The Marvel Cinematic Universe began in 2008 with Iron Man, and for the next few years, it seemed as if Marvel Studios was trying things out to see what worked. Gradually, the studio built up a massive universe that evolved into the most financially successful film franchise of all time. That's a significant achievement, seeing as it's been less than 15 years since the MCU began.

The movies have done remarkably well, but it didn't take long for the folks at Disney and Marvel to put their heads together to throw some characters at the small screen. The MCU made its televised debut with WandaVision, and as of April 2022, there have been six series with more on the way. Each new series that arrives on Disney+ comes with new characters, events, locations, and more - there's a lot going on in each TV series. In fact, there's so much going on that it's next to impossible to see all of it on a first, fifth, or even your 100th viewing!

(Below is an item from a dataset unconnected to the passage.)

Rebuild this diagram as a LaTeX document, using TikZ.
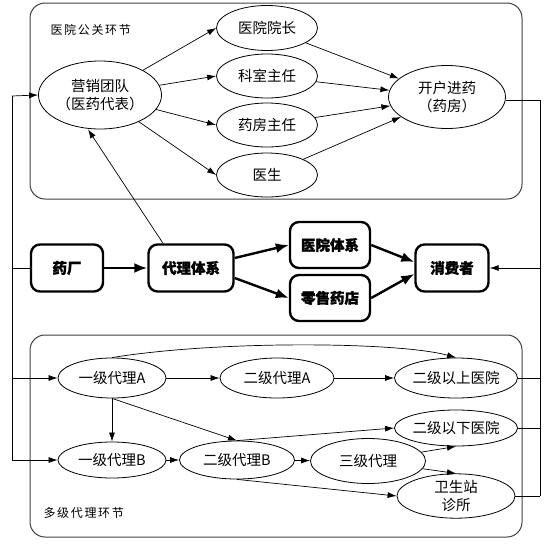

That's especially true when you're looking at some of the things that happened behind the scenes. The MCU certainly has a lot going on that wasn't revealed until much later, and when you find out what those things were, you're going to want to go back and rewatch each series. This list compiles some of the most fascinating behind-the-scenes facts from the MCU shows on Disney+ that'll make you want to sit through each episode all over again! Take a look down below, and don't forget to upvote your favorites before heading back to the couch to chill with your favorite characters for several days.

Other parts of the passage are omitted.